■ **Work instructions**: Take the line containing "Convert this chart to matplotlib code." as the first line and the line containing "plt.rcParams['font.family'] = ['Liberation" as the last, and output that span verbatim without any images.

■ **Dataset excerpts**:
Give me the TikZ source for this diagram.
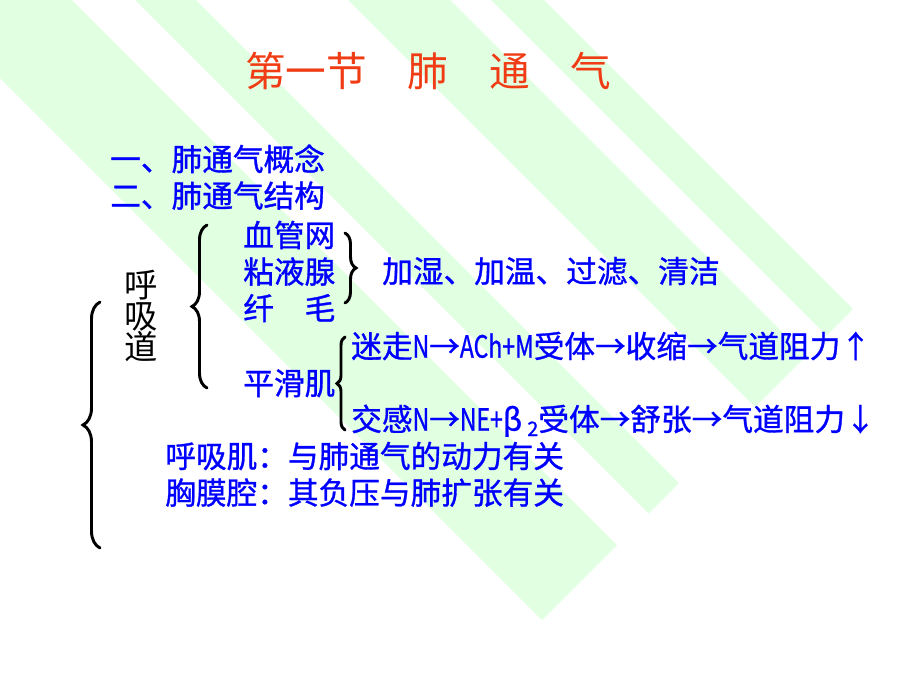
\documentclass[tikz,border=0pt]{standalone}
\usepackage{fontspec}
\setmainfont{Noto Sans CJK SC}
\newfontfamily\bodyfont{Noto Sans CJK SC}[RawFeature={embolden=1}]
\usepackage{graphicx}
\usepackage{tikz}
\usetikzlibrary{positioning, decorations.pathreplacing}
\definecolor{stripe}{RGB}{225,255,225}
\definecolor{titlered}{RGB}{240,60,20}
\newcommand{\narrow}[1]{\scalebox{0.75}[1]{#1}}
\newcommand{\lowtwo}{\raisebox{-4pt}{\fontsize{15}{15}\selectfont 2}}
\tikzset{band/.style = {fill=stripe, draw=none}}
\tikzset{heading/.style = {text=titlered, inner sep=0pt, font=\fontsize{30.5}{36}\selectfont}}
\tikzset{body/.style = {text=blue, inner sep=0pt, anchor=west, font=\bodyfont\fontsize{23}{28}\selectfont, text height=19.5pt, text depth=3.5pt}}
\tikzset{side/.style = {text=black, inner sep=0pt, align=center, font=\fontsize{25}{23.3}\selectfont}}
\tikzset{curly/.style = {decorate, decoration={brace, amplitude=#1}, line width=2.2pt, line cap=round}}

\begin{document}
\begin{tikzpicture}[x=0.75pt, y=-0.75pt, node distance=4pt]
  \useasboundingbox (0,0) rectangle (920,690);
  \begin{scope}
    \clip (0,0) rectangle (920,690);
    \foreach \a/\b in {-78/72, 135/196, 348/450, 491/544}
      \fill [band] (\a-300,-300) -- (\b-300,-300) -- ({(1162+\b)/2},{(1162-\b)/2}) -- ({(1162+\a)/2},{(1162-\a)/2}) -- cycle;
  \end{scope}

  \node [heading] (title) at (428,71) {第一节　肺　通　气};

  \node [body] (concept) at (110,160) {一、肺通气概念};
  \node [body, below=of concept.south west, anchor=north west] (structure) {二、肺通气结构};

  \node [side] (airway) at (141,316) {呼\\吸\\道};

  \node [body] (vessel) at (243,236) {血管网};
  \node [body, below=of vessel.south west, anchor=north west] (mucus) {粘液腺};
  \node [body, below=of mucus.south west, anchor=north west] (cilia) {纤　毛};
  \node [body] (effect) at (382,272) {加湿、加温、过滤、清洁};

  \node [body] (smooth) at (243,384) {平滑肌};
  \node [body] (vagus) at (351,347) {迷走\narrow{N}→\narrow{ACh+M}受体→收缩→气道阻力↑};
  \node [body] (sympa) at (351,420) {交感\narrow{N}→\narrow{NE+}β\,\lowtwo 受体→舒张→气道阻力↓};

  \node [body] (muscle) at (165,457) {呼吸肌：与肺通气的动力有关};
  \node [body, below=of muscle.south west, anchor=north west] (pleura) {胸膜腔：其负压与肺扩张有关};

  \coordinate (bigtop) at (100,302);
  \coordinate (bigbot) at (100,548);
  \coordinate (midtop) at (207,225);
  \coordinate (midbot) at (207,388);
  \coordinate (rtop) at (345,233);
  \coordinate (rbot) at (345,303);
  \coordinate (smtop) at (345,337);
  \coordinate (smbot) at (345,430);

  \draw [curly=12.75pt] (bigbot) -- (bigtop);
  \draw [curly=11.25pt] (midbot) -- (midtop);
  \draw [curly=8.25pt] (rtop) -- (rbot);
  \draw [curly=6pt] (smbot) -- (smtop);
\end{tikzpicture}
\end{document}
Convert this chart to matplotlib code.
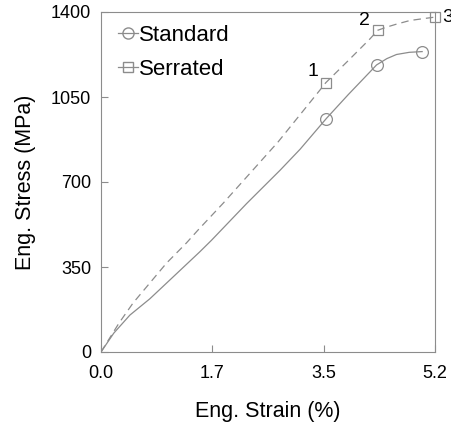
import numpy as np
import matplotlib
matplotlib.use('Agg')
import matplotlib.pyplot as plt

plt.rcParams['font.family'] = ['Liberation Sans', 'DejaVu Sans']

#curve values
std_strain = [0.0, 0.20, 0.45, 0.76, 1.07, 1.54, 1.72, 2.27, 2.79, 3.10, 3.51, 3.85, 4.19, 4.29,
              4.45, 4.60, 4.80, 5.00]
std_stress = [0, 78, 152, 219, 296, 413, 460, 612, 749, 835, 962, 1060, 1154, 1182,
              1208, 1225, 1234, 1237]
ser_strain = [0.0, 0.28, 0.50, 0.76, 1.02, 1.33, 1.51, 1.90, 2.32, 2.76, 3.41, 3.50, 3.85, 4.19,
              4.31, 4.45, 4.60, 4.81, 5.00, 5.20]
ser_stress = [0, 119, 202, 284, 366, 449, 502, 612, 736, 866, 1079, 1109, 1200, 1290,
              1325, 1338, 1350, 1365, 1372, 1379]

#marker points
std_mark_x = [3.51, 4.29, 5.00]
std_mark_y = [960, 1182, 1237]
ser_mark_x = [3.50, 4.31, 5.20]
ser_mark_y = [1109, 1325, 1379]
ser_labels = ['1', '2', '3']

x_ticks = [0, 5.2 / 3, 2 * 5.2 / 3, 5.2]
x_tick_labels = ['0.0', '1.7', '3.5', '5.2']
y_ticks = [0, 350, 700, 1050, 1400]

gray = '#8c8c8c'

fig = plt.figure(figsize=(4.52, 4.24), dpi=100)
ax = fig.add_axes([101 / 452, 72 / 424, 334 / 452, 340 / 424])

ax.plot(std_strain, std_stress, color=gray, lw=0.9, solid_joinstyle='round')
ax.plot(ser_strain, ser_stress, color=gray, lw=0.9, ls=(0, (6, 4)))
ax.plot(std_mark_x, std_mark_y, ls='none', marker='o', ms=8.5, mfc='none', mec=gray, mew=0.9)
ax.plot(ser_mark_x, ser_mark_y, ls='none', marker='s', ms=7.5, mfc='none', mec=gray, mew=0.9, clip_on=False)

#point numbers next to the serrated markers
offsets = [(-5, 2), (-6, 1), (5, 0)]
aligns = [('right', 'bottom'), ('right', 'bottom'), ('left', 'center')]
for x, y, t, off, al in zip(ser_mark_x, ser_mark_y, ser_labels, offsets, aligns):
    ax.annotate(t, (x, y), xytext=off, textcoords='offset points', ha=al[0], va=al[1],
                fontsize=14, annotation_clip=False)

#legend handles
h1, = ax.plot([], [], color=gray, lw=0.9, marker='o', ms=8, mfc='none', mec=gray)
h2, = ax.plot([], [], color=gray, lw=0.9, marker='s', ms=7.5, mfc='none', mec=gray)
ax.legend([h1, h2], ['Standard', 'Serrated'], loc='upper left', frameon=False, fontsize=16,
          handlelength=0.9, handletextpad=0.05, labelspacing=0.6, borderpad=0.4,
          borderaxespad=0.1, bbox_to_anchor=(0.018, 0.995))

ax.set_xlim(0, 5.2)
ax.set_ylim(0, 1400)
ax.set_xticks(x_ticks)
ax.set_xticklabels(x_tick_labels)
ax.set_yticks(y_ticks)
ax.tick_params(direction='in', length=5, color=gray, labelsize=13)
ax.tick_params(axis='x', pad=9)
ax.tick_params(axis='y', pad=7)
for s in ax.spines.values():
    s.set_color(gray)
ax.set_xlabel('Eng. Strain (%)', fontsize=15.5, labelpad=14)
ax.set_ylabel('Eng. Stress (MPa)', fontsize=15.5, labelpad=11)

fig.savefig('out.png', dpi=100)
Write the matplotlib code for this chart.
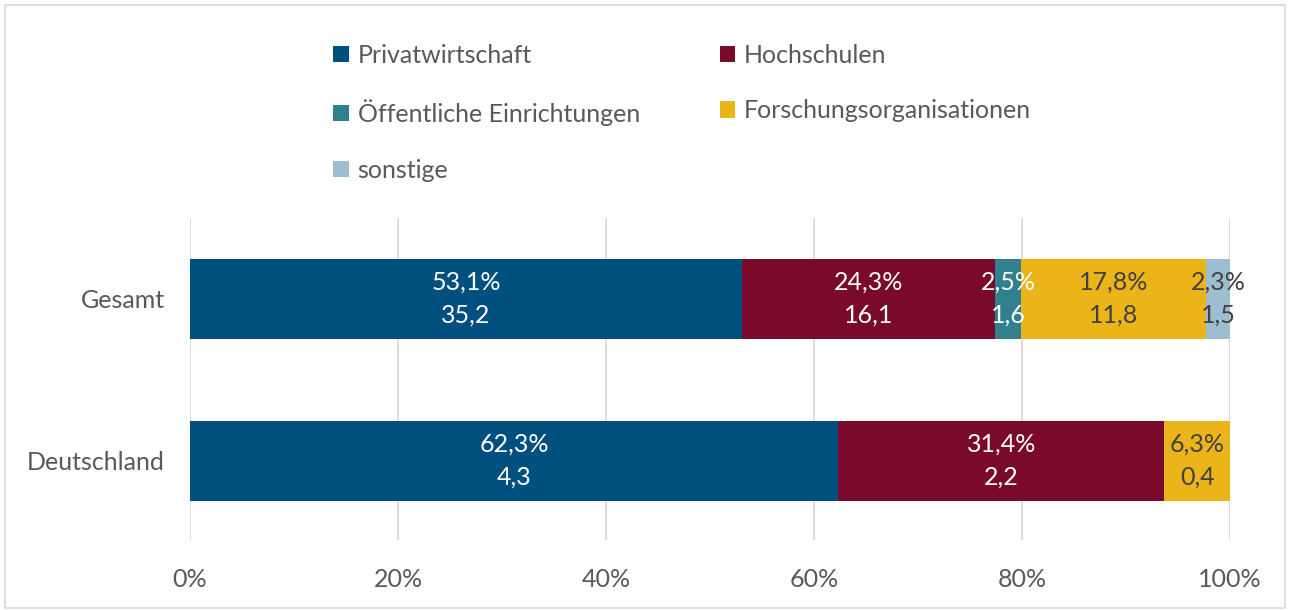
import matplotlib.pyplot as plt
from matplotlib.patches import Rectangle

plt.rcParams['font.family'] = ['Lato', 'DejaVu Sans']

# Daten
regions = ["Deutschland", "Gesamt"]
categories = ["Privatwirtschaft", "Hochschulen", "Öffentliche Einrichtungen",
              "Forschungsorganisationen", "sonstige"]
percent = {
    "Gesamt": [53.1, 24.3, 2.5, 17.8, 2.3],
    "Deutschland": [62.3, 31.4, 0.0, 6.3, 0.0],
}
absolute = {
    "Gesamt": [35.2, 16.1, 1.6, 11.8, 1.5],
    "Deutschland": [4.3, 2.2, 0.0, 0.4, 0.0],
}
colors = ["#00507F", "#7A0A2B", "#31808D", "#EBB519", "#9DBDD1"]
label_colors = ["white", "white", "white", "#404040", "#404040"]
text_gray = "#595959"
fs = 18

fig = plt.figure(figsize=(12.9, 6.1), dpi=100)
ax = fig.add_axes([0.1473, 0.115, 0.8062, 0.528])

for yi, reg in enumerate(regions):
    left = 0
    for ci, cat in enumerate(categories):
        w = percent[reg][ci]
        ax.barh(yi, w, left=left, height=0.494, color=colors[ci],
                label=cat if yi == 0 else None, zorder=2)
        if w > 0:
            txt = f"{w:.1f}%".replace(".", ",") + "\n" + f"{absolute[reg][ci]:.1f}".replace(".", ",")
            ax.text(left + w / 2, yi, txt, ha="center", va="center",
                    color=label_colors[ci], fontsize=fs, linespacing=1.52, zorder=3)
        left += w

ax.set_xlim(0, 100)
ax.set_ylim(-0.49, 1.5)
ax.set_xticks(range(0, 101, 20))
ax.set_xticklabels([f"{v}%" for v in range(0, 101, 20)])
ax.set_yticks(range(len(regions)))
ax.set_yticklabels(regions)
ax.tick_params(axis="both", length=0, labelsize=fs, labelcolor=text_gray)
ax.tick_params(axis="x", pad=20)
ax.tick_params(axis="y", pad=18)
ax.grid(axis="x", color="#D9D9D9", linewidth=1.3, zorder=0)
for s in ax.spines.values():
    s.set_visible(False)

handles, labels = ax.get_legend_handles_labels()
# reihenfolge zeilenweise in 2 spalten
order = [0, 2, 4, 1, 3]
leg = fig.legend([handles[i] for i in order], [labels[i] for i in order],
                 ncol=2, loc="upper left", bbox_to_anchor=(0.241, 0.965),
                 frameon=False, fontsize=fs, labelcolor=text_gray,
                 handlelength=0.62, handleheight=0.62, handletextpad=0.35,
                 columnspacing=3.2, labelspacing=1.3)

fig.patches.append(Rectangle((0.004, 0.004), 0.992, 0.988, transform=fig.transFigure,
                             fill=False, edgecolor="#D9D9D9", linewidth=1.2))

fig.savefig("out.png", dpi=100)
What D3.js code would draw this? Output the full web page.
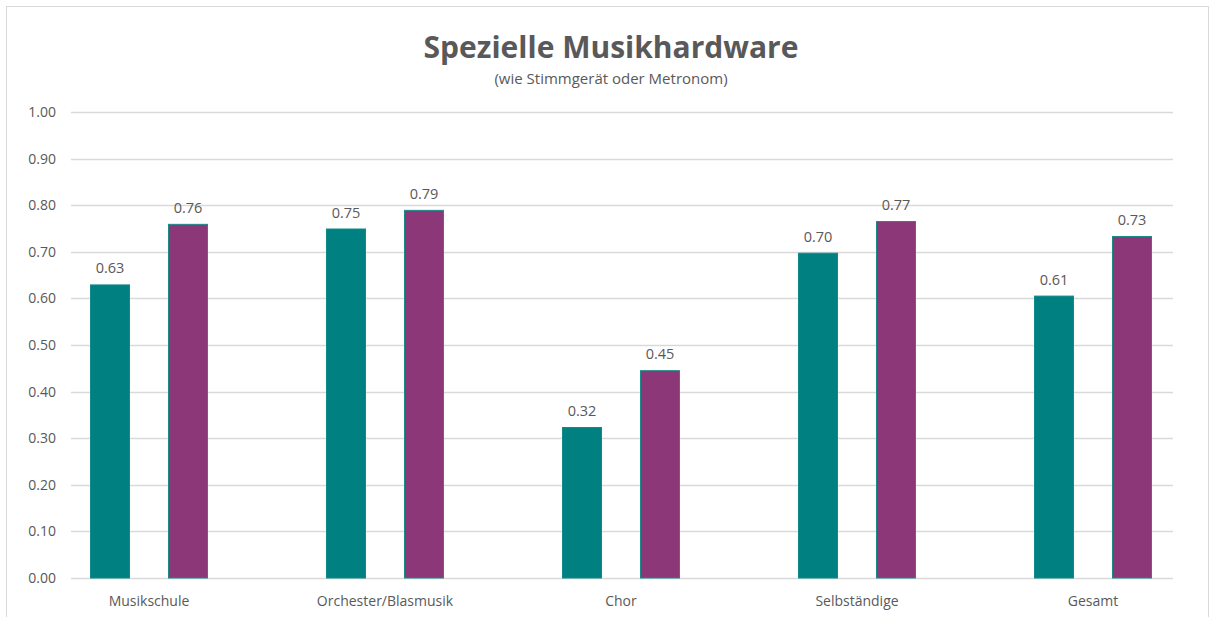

■ **Expected answer**:
Convert this chart to matplotlib code.
import numpy as np
import matplotlib
matplotlib.use('Agg')
import matplotlib.pyplot as plt

plt.rcParams['font.family'] = ['Liberation Sans', 'DejaVu Sans']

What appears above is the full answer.